Cappel menambahkan bahwa dia baru-baru ini melakukan perjalanan tanpa telepon selama tiga hari di Praha, Republik Ceko bersama timnya untuk menguji "format" baru, dan dia menyatakan bahwa itu adalah pengalaman yang luar biasa dan penuh daya tarik.
"Saya mengelilingi kota tanpa telepon selama berjam-jam, tersesat, dan berinteraksi dengan orang-orang. Saya senang bertanya kepada penduduk setempat tentang arah, mencoba berkomunikasi, dan mengatasi hambatan bahasa," katanya.
Advertisement
Ponsel Menggeser
"Hari itu menjadi salah satu hari terbaik dalam hidup saya, memberikan energi tidak hanya secara fisik tetapi juga secara psikologis. Meskipun saya berjalan sejauh 18 ribu langkah, rasanya sangat menenangkan,' tambah Cappel.

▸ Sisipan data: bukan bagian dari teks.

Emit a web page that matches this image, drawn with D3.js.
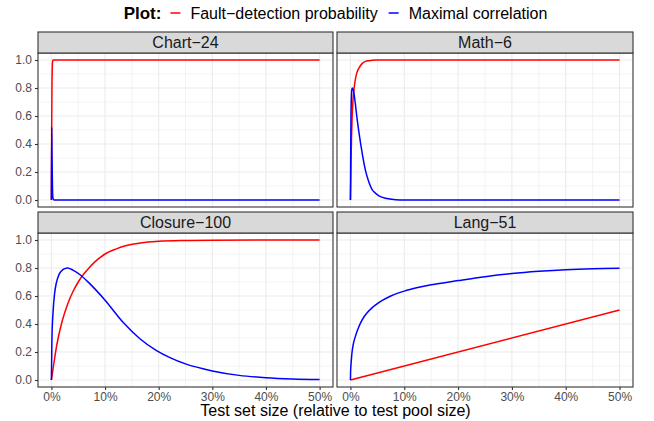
<!DOCTYPE html>
<html>
<head>
<meta charset="utf-8">
<script src="https://cdn.jsdelivr.net/npm/d3@7"></script>
<style>
  body { margin: 0; background: #fff; }
  text { font-family: 'Liberation Sans', Arial, sans-serif; }
</style>
</head>
<body>
<div id="chart"></div>
<script>
// facet names, in plot order
const facets = ['Chart\u221224', 'Math\u22126', 'Closure\u2212100', 'Lang\u221251']
const seriesNames = ['Fault\u2212detection probability', 'Maximal correlation']
const seriesColors = ['#FF0000', '#0000FF']

const xTicks = [0, 10, 20, 30, 40, 50]
const yTicks = [0, 0.2, 0.4, 0.6, 0.8, 1.0]

// test set size in percent
const chart24FaultX = [0, 0.05, 0.1, 0.15, 0.2, 0.3, 0.5, 50]
const chart24FaultY = [0, 0.5, 0.8, 0.93, 0.98, 1.0, 1.0, 1.0]
const chart24CorrX = [0, 0.05, 0.1, 0.2, 0.3, 0.5, 50]
const chart24CorrY = [0, 0.52, 0.35, 0.08, 0.01, 0, 0]

const math6FaultX = [0, 0.1, 0.2, 0.3, 0.45, 0.6, 0.9, 1.2, 1.55, 2.2, 2.8, 3.4, 4.7, 6, 50]
const math6FaultY = [0, 0.25, 0.45, 0.58, 0.7, 0.77, 0.86, 0.91, 0.94, 0.976, 0.99, 0.995, 1, 1, 1]
const math6CorrX = [0, 0.05, 0.1, 0.2, 0.3, 0.5, 0.7, 0.9, 1.2, 1.55, 1.9, 2.2, 2.8, 3.4, 4, 4.6, 5.3, 6.5, 8.4, 10, 50]
const math6CorrY = [0, 0.35, 0.6, 0.76, 0.8, 0.79, 0.75, 0.69, 0.59, 0.49, 0.4, 0.33, 0.21, 0.13, 0.076, 0.05, 0.03, 0.012, 0.002, 0, 0]

const closure100FaultX = [0, 0.5, 1, 2, 3, 4, 5, 6, 7, 8, 10, 12, 14, 16, 18, 20, 25, 30, 50]
const closure100FaultY = [0, 0.13, 0.25, 0.42, 0.54, 0.63, 0.7, 0.755, 0.8, 0.84, 0.9, 0.935, 0.96, 0.975, 0.985, 0.991, 0.997, 0.999, 1]
const closure100CorrX = [0, 0.1, 0.3, 0.6, 0.9, 1.5, 2.2, 3, 4, 5.4, 7.1, 10, 13.4, 16.5, 19.6, 22.1, 25, 30, 35, 40, 45, 50]
const closure100CorrY = [0, 0.3, 0.48, 0.62, 0.69, 0.76, 0.79, 0.8, 0.785, 0.75, 0.69, 0.57, 0.41, 0.295, 0.21, 0.16, 0.115, 0.065, 0.033, 0.016, 0.007, 0.003]

const lang51FaultX = [0, 50]
const lang51FaultY = [0, 0.5]
const lang51CorrX = [0, 0.02, 0.05, 0.1, 0.2, 0.3, 0.5, 0.9, 1.4, 1.9, 2.5, 3.1, 4, 5, 6, 7.5, 10, 12.5, 15, 20, 25, 30, 35, 40, 45, 50]
const lang51CorrY = [0, 0.05, 0.08, 0.11, 0.16, 0.2, 0.25, 0.31, 0.365, 0.41, 0.45, 0.48, 0.515, 0.545, 0.57, 0.6, 0.635, 0.66, 0.68, 0.71, 0.738, 0.76, 0.776, 0.788, 0.795, 0.798]

const facetSeries = [
  [[chart24FaultX, chart24FaultY], [chart24CorrX, chart24CorrY]],
  [[math6FaultX, math6FaultY], [math6CorrX, math6CorrY]],
  [[closure100FaultX, closure100FaultY], [closure100CorrX, closure100CorrY]],
  [[lang51FaultX, lang51FaultY], [lang51CorrX, lang51CorrY]]
]

const width = 654
const height = 421

// panel layout (ggplot facet_wrap, 2 x 2)
const cols = [[38, 333], [337, 633]]
const rows = [{ strip: 32, top: 53, bottom: 207 }, { strip: 212, top: 233, bottom: 387 }]

const svg = d3
  .select('#chart')
  .append('svg')
  .attr('width', width)
  .attr('height', height)

facets.forEach((name, i) => {
  const col = cols[i % 2]
  const row = rows[Math.floor(i / 2)]

  const xPositionScale = d3.scaleLinear().domain([-2.5, 52.5]).range(col)
  const yPositionScale = d3.scaleLinear().domain([-0.05, 1.05]).range([row.bottom, row.top])

  const g = svg.append('g')

  // panel background
  g.append('rect')
    .attr('x', col[0])
    .attr('y', row.top)
    .attr('width', col[1] - col[0])
    .attr('height', row.bottom - row.top)
    .attr('fill', '#fff')

  // minor grid
  const minorX = d3.range(5, 50, 10)
  const minorY = d3.range(0.1, 1, 0.2)
  g.selectAll('.minor-x')
    .data(minorX)
    .enter()
    .append('line')
    .attr('x1', d => xPositionScale(d))
    .attr('x2', d => xPositionScale(d))
    .attr('y1', row.top)
    .attr('y2', row.bottom)
    .attr('stroke', '#EBEBEB')
    .attr('stroke-width', 0.6)
  g.selectAll('.minor-y')
    .data(minorY)
    .enter()
    .append('line')
    .attr('y1', d => yPositionScale(d))
    .attr('y2', d => yPositionScale(d))
    .attr('x1', col[0])
    .attr('x2', col[1])
    .attr('stroke', '#EBEBEB')
    .attr('stroke-width', 0.6)

  // major grid
  g.selectAll('.major-x')
    .data(xTicks)
    .enter()
    .append('line')
    .attr('x1', d => xPositionScale(d))
    .attr('x2', d => xPositionScale(d))
    .attr('y1', row.top)
    .attr('y2', row.bottom)
    .attr('stroke', '#EBEBEB')
    .attr('stroke-width', 1.1)
  g.selectAll('.major-y')
    .data(yTicks)
    .enter()
    .append('line')
    .attr('y1', d => yPositionScale(d))
    .attr('y2', d => yPositionScale(d))
    .attr('x1', col[0])
    .attr('x2', col[1])
    .attr('stroke', '#EBEBEB')
    .attr('stroke-width', 1.1)

  // the two curves
  const line = d3
    .line()
    .x(d => xPositionScale(d[0]))
    .y(d => yPositionScale(d[1]))
    .curve(d3.curveMonotoneX)

  facetSeries[i].forEach((s, k) => {
    const pts = s[0].map((x, j) => [x, s[1][j]])
    g.append('path')
      .datum(pts)
      .attr('d', line)
      .attr('fill', 'none')
      .attr('stroke', seriesColors[k])
      .attr('stroke-width', 1.5)
  })

  // panel border
  g.append('rect')
    .attr('x', col[0])
    .attr('y', row.top)
    .attr('width', col[1] - col[0])
    .attr('height', row.bottom - row.top)
    .attr('fill', 'none')
    .attr('stroke', '#333333')
    .attr('stroke-width', 1.1)

  // strip
  g.append('rect')
    .attr('x', col[0])
    .attr('y', row.strip)
    .attr('width', col[1] - col[0])
    .attr('height', row.top - row.strip)
    .attr('fill', '#D9D9D9')
    .attr('stroke', '#333333')
    .attr('stroke-width', 1.1)
  g.append('text')
    .attr('x', (col[0] + col[1]) / 2)
    .attr('y', (row.strip + row.top) / 2)
    .attr('dy', '0.36em')
    .attr('text-anchor', 'middle')
    .attr('font-size', 16)
    .attr('fill', '#1A1A1A')
    .text(name)

  // y axis on the left column
  if (i % 2 === 0) {
    const yAxis = d3
      .axisLeft(yPositionScale)
      .tickValues(yTicks)
      .tickFormat(d3.format('.1f'))
      .tickSize(3)
      .tickPadding(3)
    g.append('g')
      .attr('class', 'axis y-axis')
      .attr('transform', 'translate(' + col[0] + ',0)')
      .call(yAxis)
  }

  // x axis on the bottom row
  if (i >= 2) {
    const xAxis = d3
      .axisBottom(xPositionScale)
      .tickValues(xTicks)
      .tickFormat(d => d + '%')
      .tickSize(3)
      .tickPadding(2)
    g.append('g')
      .attr('class', 'axis x-axis')
      .attr('transform', 'translate(0,' + row.bottom + ')')
      .call(xAxis)
  }
})

svg.selectAll('.axis .domain').remove()
svg.selectAll('.axis .tick line').attr('stroke', '#333333').attr('stroke-width', 1.1)
svg.selectAll('.axis .tick text')
  .attr('fill', '#4D4D4D')
  .attr('font-size', 12)
  .style('font-family', "'Liberation Sans', Arial, sans-serif")

// x axis title
svg.append('text')
  .attr('x', (cols[0][0] + cols[1][1]) / 2)
  .attr('y', 416)
  .attr('text-anchor', 'middle')
  .attr('font-size', 16)
  .attr('fill', '#000')
  .text('Test set size (relative to test pool size)')

// legend on top
const legend = svg.append('g')
const title = legend.append('text')
  .attr('x', 0)
  .attr('y', 13)
  .attr('dy', '0.36em')
  .attr('font-size', 17)
  .attr('font-weight', 'bold')
  .text('Plot:')

let cursor = title.node().getComputedTextLength() + 9
seriesNames.forEach((name, k) => {
  legend.append('line')
    .attr('x1', cursor)
    .attr('x2', cursor + 10)
    .attr('y1', 13)
    .attr('y2', 13)
    .attr('stroke', seriesColors[k])
    .attr('stroke-width', 1.5)
  const t = legend.append('text')
    .attr('x', cursor + 20)
    .attr('y', 13)
    .attr('dy', '0.36em')
    .attr('font-size', 16)
    .text(name)
  cursor += 20 + t.node().getComputedTextLength() + 11
})
cursor -= 11
legend.attr('transform', 'translate(' + ((cols[0][0] + cols[1][1]) / 2 - cursor / 2) + ',0)')
</script>
</body>
</html>
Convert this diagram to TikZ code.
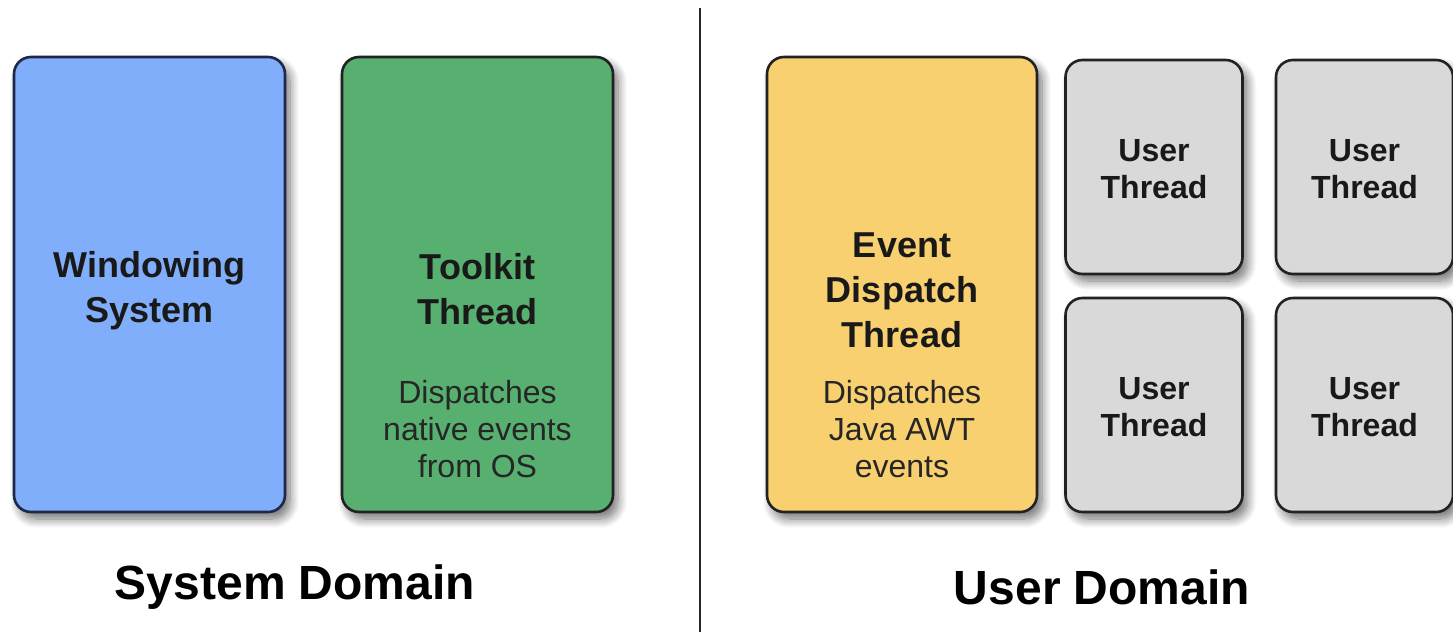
\documentclass[tikz,border=0pt]{standalone}
\usepackage{fontspec}
\setmainfont{Liberation Sans}
\usetikzlibrary{shadows.blur}

\definecolor{winblue}{RGB}{128,174,250}
\definecolor{kitgreen}{RGB}{88,176,112}
\definecolor{edtyellow}{RGB}{248,208,112}
\definecolor{usergray}{RGB}{217,217,217}
\definecolor{rim}{RGB}{34,34,34}
\definecolor{navyrim}{RGB}{30,40,72}

\tikzset{
  panel/.style={draw=rim, line width=2.6pt, rounded corners=17pt,
    blur shadow={shadow xshift=5pt, shadow yshift=-7pt, shadow blur radius=9pt,
      shadow blur steps=10, shadow opacity=55}},
  bigpanel/.style={panel, minimum width=271pt, minimum height=455pt},
  smallpanel/.style={panel, fill=usergray, minimum width=177pt, minimum height=214pt},
  title/.style={align=center, text=black!90, font={\fontsize{36}{45}\selectfont\bfseries}},
  smalltitle/.style={title, font={\fontsize{32}{37}\selectfont\bfseries}},
  desc/.style={align=center, text=black!85, font={\fontsize{32}{37}\selectfont}},
  domainlabel/.style={font={\fontsize{48}{56}\selectfont\bfseries}}
}

\begin{document}
\begin{tikzpicture}[x=1pt,y=-1pt]
\useasboundingbox (0,0) rectangle (1453,632);

\coordinate (divtop) at (700,8);
\coordinate (divbot) at (700,632);
\draw[line width=2pt, black!85] (divtop) -- (divbot);

% system domain
\node[bigpanel, fill=winblue, draw=navyrim] (win) at (149.5,284.5) {};
\node[title] (wintxt) at ([yshift=-6pt]win.center) {Windowing\\System};
\node[bigpanel, fill=kitgreen] (kit) at (477.5,284.5) {};
\node[title] (kittxt) at ([yshift=-5pt]kit.center) {Toolkit\\Thread};
\node[desc] (kitdesc) at ([yshift=-145pt]kit.center) {Dispatches\\native events\\from OS};

% user domain
\node[bigpanel, fill=edtyellow, minimum width=270pt] (edt) at (902,284.5) {};
\node[title] (edttxt) at ([yshift=-6pt]edt.center) {Event\\Dispatch\\Thread};
\node[desc] (edtdesc) at ([yshift=-145pt]edt.center) {Dispatches\\Java AWT\\events};

\node[smallpanel] (uA) at (1154,167) {};
\node[smallpanel] (uB) at (1364.5,167) {};
\node[smallpanel] (uC) at (1154,405) {};
\node[smallpanel] (uD) at (1364.5,405) {};
\foreach \u in {uA,uB,uC,uD}
  \node[smalltitle] (\u txt) at ([yshift=-2pt]\u.center) {User\\Thread};

\node[domainlabel] (sysdom) at (295,587) {System Domain};
\node[domainlabel] (usrdom) at (1102,587) {User Domain};
\end{tikzpicture}
\end{document}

Pada tahun 2018, Cappel memulai tur tanpa telepon di Havana, Kuba bersama saudara perempuannya. Salah satu tantangannya adalah memikirkan cara untuk berpindah dari satu tempat ke tempat lain, memahami sistem bus, berbagi kendaraan dengan penduduk setempat, dan menangani menu restoran yang tidak bisa dia terjemahkan.
"Saya tidak membawa penerjemah digital, jadi saya terpaksa berkomunikasi dengan para pelayan, meminta mereka menunjukkan bahan-bahan masakan ketika saya tidak tahu apa itu," ungkap Cappel.
"Ponsel pintar itu seperti narkoba, kita seringkali meluncurkan aplikasi media sosial tanpa menyadari, seolah-olah kita berada dalam mode otomatis. Mereka mengalihkan perhatian kita. Inti dari perjalanan tanpa ponsel ini lebih pada kehadiran untuk belajar tentang budaya lokal, daripada sekadar detoksifikasi digital sederhana," sampainya.
Cappel berharap bahwa perjalanan tanpa telepon dapat membantu orang belajar untuk sesekali menjalani hari tanpa telepon sebagai bagian yang terstruktur dari kehidupan mereka, sehingga mereka dapat lebih "hadir" dalam kegiatan sehari-hari mereka.